Reproduce the span that opens at the line containing "Convert this chart to matplotlib code." and closes at the line containing "plt.rcParams['font.family'] = ['Liberation", both lines included, without alteration and without any other line.

# Material for the task
+ + + + +

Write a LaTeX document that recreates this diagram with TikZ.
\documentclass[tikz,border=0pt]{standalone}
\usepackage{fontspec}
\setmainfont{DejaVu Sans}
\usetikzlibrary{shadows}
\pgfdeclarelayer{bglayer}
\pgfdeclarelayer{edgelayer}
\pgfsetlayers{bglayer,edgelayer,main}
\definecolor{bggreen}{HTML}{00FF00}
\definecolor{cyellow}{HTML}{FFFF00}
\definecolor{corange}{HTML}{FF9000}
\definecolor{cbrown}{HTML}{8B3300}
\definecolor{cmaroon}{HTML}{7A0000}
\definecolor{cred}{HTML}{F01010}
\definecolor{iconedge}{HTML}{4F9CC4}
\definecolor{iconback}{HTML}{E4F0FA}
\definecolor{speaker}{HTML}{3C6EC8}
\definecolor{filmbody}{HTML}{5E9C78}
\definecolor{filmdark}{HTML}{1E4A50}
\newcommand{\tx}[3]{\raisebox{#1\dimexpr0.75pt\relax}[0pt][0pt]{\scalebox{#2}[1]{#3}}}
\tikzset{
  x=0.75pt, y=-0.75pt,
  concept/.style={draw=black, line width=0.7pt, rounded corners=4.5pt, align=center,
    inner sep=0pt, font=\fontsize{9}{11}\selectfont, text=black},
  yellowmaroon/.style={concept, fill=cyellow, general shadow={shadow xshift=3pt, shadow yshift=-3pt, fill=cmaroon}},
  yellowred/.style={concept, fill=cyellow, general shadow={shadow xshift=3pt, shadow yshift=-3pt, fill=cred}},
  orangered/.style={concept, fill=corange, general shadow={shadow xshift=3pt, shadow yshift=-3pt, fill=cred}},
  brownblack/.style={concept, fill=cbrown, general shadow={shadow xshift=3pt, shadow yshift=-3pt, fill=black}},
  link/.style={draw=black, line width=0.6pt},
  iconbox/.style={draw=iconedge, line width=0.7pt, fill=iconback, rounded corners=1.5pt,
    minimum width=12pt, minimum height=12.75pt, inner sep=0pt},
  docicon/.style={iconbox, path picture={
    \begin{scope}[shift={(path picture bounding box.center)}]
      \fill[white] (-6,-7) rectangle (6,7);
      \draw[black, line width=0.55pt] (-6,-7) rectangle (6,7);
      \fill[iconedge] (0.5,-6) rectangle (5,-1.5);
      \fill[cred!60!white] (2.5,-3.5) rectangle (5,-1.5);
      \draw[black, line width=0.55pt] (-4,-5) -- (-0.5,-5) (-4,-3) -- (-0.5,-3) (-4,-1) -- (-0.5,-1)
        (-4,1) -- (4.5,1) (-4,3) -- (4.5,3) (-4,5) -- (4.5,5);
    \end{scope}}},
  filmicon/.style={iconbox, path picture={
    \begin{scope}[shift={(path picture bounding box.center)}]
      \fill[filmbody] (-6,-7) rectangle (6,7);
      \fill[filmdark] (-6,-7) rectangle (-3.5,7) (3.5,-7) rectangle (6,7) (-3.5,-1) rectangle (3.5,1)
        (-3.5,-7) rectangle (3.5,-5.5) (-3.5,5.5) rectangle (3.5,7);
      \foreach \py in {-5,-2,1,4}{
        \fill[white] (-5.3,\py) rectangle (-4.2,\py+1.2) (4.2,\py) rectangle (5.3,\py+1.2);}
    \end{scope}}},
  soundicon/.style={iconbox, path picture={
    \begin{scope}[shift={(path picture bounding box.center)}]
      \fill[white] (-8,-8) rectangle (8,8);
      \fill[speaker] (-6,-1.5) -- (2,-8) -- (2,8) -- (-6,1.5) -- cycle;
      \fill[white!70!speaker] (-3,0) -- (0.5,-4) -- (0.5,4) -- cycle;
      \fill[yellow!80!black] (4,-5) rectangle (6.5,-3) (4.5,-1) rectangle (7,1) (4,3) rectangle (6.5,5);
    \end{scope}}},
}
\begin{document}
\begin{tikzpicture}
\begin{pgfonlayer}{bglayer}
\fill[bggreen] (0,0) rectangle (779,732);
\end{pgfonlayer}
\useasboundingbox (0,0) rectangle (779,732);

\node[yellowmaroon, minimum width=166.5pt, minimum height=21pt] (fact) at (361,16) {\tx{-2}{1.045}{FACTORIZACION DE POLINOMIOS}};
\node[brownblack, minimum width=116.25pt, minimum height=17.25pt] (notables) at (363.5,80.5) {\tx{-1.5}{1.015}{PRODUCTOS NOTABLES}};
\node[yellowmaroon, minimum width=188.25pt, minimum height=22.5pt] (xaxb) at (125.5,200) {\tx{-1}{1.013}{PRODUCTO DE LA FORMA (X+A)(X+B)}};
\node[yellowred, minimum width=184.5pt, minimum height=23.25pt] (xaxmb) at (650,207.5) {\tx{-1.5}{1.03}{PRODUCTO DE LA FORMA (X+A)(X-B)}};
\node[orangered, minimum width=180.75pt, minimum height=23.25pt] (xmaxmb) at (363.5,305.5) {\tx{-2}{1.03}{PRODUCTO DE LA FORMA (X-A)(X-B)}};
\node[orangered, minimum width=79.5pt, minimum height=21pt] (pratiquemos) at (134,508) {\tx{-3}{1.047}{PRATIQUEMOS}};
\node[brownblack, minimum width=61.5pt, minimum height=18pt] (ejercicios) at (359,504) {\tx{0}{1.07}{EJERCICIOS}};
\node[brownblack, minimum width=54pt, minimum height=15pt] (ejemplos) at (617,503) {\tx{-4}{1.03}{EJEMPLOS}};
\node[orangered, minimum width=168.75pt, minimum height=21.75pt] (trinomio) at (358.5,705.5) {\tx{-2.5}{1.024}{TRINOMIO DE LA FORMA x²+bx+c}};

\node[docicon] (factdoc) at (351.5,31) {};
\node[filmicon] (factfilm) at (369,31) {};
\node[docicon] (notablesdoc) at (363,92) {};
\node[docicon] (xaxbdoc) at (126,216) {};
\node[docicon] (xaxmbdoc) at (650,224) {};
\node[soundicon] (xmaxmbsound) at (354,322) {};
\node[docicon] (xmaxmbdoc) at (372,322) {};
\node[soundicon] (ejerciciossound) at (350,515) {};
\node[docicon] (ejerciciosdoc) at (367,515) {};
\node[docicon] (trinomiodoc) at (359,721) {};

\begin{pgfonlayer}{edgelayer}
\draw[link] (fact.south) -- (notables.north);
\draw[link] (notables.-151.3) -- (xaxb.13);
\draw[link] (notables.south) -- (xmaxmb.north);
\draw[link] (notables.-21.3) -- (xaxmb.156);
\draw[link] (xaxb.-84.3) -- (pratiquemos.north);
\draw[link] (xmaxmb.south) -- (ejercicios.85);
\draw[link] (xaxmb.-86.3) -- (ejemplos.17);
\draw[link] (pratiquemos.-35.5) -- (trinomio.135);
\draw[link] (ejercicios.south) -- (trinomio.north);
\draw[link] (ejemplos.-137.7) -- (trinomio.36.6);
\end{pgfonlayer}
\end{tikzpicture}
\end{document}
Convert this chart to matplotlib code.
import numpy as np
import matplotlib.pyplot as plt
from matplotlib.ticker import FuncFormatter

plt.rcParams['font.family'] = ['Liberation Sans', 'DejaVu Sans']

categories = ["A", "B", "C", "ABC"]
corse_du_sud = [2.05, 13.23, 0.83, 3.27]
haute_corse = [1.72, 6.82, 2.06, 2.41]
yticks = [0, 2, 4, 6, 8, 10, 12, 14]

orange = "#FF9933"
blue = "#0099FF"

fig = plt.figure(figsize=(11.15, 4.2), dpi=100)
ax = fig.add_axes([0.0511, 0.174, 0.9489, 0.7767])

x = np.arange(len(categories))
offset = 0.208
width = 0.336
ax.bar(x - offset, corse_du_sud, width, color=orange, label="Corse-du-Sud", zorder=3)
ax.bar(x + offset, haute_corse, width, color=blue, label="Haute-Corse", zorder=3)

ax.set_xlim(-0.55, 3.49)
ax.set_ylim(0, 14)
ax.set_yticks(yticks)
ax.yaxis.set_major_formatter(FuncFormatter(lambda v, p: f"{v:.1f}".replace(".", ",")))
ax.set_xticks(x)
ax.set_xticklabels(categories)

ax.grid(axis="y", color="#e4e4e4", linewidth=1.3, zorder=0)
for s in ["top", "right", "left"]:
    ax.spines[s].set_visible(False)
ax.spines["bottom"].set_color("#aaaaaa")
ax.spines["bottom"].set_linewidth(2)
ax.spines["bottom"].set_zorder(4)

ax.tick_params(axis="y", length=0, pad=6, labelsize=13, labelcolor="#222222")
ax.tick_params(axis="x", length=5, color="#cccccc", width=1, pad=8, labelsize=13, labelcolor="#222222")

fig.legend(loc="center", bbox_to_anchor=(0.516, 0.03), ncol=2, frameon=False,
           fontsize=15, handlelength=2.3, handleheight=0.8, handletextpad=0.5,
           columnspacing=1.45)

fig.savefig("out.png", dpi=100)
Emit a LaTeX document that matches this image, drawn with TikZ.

+ + + + +

# Written answer
Convert this chart to matplotlib code.
import numpy as np
import matplotlib.pyplot as plt
from matplotlib.ticker import FuncFormatter

plt.rcParams['font.family'] = ['Liberation Sans', 'DejaVu Sans']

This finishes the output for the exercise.